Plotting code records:
———
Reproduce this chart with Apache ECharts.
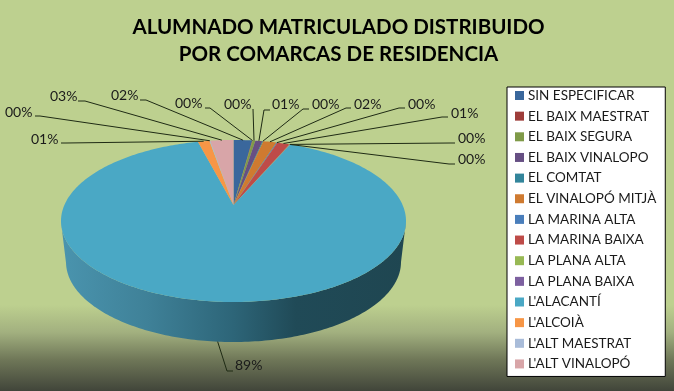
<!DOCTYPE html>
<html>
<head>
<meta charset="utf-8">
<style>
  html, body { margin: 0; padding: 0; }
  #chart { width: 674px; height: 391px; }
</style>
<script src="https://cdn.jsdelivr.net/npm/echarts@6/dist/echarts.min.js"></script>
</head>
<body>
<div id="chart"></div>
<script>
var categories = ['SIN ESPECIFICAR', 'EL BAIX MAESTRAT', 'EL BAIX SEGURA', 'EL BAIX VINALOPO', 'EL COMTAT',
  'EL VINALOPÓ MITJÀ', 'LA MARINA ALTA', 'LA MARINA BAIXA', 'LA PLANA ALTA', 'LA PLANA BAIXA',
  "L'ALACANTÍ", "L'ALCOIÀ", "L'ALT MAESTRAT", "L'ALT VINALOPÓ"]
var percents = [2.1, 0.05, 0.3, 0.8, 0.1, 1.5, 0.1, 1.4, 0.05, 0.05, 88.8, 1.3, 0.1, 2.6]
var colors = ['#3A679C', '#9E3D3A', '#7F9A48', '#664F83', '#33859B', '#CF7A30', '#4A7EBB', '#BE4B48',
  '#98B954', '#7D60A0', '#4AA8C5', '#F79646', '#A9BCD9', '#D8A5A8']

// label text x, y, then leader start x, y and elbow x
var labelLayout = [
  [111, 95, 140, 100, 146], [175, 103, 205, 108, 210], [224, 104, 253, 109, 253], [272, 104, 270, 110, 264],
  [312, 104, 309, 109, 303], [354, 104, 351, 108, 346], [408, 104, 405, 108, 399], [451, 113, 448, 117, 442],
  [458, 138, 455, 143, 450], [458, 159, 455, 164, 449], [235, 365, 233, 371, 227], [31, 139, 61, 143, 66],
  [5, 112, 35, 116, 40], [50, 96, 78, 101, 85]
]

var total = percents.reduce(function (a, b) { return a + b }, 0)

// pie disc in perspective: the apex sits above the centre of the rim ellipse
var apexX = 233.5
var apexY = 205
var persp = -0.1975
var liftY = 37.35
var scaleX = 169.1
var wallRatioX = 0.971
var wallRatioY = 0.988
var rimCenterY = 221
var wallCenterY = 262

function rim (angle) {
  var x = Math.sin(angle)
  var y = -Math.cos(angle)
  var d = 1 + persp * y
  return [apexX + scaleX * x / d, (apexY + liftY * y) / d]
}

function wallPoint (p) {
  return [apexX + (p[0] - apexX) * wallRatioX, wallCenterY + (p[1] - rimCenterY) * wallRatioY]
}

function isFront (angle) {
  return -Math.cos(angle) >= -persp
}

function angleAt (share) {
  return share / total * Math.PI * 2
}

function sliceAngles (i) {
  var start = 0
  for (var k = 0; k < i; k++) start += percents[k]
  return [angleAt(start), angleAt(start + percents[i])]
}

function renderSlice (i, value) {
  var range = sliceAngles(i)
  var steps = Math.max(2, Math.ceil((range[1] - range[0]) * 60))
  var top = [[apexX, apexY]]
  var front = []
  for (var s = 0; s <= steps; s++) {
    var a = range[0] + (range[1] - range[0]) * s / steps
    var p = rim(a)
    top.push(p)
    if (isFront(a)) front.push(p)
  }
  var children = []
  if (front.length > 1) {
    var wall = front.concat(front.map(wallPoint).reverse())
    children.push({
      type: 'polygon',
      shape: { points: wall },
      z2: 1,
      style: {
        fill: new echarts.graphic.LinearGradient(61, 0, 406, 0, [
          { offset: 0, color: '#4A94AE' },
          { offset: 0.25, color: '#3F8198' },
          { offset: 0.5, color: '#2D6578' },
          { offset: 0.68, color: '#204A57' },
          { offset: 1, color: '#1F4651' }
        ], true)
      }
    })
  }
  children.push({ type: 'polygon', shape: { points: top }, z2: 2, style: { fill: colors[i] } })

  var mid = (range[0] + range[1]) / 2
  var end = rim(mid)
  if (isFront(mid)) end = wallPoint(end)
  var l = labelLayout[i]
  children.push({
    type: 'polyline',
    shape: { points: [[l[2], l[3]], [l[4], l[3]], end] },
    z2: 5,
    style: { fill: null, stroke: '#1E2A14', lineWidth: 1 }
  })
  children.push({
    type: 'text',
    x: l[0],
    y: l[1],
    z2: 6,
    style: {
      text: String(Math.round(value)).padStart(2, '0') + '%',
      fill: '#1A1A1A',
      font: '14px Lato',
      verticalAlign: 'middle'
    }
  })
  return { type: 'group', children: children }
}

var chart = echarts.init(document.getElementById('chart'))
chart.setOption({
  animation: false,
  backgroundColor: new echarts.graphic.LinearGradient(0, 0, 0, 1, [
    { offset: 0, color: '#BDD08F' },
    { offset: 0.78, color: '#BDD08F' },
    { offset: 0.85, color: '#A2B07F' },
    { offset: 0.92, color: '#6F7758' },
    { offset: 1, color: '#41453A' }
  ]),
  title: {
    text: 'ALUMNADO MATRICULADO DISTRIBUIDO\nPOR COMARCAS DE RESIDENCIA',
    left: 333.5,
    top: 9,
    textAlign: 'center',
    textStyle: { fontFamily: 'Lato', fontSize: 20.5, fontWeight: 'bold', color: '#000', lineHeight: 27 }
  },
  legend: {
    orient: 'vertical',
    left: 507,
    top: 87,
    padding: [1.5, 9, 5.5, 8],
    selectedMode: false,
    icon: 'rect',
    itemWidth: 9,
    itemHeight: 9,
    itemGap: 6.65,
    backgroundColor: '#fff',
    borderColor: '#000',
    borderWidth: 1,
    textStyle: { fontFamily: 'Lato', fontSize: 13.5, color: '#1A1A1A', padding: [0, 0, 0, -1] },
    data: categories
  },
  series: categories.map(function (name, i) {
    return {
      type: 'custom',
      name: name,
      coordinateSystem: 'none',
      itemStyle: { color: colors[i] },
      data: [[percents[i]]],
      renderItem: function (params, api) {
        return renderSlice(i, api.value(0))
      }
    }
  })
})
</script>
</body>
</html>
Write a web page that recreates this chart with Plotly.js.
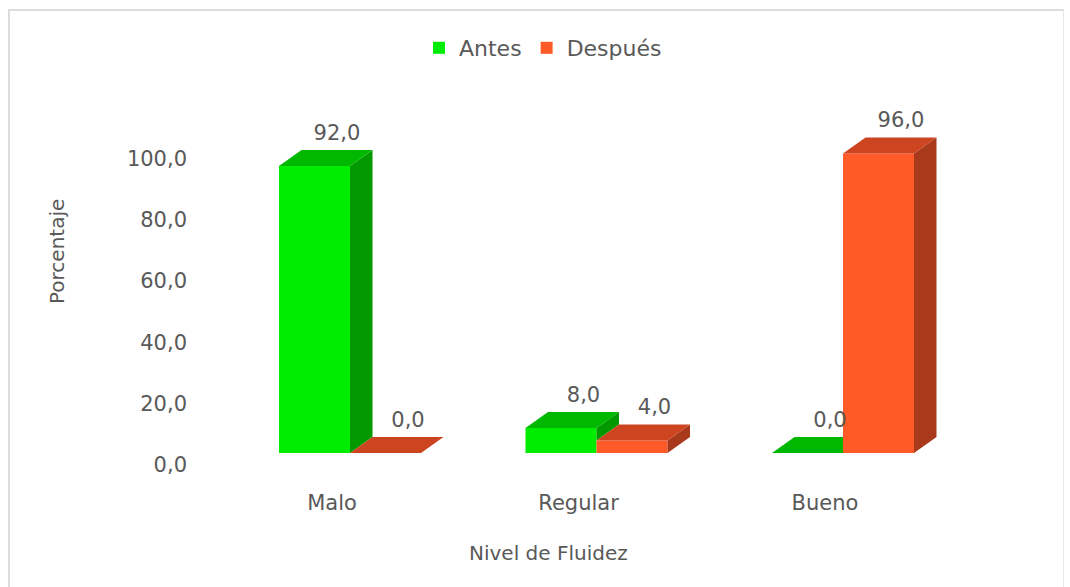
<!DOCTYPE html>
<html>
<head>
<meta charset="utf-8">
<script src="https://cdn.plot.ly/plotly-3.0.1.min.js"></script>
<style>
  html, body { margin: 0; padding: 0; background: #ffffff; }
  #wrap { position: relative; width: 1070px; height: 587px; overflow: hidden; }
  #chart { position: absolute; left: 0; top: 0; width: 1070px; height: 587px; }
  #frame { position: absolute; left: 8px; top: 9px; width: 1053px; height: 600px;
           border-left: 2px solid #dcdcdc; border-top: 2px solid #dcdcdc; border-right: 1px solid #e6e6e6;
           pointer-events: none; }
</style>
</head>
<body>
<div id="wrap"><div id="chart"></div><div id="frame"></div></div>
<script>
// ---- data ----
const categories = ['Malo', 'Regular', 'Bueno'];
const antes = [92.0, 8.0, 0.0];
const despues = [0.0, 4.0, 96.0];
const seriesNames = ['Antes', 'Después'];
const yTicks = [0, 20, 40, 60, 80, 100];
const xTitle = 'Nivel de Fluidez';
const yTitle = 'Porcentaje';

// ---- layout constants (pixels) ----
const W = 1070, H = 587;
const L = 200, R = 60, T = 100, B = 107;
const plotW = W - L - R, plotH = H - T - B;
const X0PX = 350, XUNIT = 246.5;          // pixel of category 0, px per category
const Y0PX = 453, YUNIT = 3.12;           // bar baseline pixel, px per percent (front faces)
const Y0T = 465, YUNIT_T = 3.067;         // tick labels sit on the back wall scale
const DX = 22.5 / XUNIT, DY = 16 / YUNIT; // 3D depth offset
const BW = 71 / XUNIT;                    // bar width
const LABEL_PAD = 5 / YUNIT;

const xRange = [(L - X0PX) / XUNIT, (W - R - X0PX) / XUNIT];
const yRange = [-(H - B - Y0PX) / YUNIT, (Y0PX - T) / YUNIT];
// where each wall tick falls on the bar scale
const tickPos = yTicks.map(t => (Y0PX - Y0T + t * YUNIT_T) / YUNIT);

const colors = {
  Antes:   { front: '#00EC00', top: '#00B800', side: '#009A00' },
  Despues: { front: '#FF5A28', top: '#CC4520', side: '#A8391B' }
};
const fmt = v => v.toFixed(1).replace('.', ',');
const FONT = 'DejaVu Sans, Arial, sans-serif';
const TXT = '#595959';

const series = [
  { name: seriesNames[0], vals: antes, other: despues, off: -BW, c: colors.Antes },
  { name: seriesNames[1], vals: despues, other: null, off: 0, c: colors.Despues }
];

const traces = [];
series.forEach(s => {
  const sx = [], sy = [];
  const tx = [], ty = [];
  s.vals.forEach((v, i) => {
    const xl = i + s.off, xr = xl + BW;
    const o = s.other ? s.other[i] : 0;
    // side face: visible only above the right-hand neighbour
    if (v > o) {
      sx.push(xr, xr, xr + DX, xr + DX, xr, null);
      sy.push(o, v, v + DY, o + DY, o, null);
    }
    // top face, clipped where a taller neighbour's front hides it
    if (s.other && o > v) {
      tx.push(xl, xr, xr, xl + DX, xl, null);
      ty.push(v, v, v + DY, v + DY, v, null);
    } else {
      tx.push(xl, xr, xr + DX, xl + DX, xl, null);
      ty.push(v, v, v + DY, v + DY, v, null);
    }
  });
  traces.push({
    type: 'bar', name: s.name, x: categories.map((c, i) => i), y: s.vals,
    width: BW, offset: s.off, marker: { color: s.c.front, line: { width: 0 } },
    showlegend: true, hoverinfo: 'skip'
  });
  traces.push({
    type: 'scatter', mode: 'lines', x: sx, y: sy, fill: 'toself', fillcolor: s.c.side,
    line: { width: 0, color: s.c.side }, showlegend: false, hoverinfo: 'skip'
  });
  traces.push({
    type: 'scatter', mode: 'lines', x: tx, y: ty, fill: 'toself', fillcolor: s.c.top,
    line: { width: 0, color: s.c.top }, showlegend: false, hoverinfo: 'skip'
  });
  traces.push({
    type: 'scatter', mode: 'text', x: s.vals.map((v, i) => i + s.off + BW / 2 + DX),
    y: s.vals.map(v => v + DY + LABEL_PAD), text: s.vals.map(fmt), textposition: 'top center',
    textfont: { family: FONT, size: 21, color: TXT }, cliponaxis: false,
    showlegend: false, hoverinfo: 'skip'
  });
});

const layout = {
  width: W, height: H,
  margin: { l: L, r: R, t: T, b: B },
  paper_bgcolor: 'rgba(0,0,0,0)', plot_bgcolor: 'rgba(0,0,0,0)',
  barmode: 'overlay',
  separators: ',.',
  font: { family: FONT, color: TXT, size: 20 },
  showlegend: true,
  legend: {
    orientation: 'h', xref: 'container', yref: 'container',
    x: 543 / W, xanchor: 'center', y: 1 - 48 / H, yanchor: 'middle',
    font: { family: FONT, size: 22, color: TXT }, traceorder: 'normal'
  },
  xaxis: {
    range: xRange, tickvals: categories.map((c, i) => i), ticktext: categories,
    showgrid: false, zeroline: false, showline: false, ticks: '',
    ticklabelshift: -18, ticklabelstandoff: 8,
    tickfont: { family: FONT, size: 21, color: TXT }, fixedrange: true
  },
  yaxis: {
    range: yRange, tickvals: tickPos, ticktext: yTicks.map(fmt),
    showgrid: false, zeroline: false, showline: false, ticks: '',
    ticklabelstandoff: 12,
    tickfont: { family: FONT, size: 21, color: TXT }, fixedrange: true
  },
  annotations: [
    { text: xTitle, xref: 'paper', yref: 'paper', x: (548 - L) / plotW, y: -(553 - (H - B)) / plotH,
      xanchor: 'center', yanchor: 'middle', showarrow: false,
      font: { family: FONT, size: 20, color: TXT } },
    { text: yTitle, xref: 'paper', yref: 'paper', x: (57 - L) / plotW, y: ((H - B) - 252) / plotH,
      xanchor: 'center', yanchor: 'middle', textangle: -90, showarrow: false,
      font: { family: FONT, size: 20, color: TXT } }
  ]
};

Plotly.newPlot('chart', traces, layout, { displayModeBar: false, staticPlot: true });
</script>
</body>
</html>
———
#### The request
Leave the pictures out and copy exactly the lines from the one with "Write a web" to the one with "const yTitle = 'Porcentaje';", both included.

#### Exercise solution
Write a web page that recreates this chart with Plotly.js.
<!DOCTYPE html>
<html>
<head>
<meta charset="utf-8">
<script src="https://cdn.plot.ly/plotly-3.0.1.min.js"></script>
<style>
  html, body { margin: 0; padding: 0; background: #ffffff; }
  #wrap { position: relative; width: 1070px; height: 587px; overflow: hidden; }
  #chart { position: absolute; left: 0; top: 0; width: 1070px; height: 587px; }
  #frame { position: absolute; left: 8px; top: 9px; width: 1053px; height: 600px;
           border-left: 2px solid #dcdcdc; border-top: 2px solid #dcdcdc; border-right: 1px solid #e6e6e6;
           pointer-events: none; }
</style>
</head>
<body>
<div id="wrap"><div id="chart"></div><div id="frame"></div></div>
<script>
// ---- data ----
const categories = ['Malo', 'Regular', 'Bueno'];
const antes = [92.0, 8.0, 0.0];
const despues = [0.0, 4.0, 96.0];
const seriesNames = ['Antes', 'Después'];
const yTicks = [0, 20, 40, 60, 80, 100];
const xTitle = 'Nivel de Fluidez';
const yTitle = 'Porcentaje';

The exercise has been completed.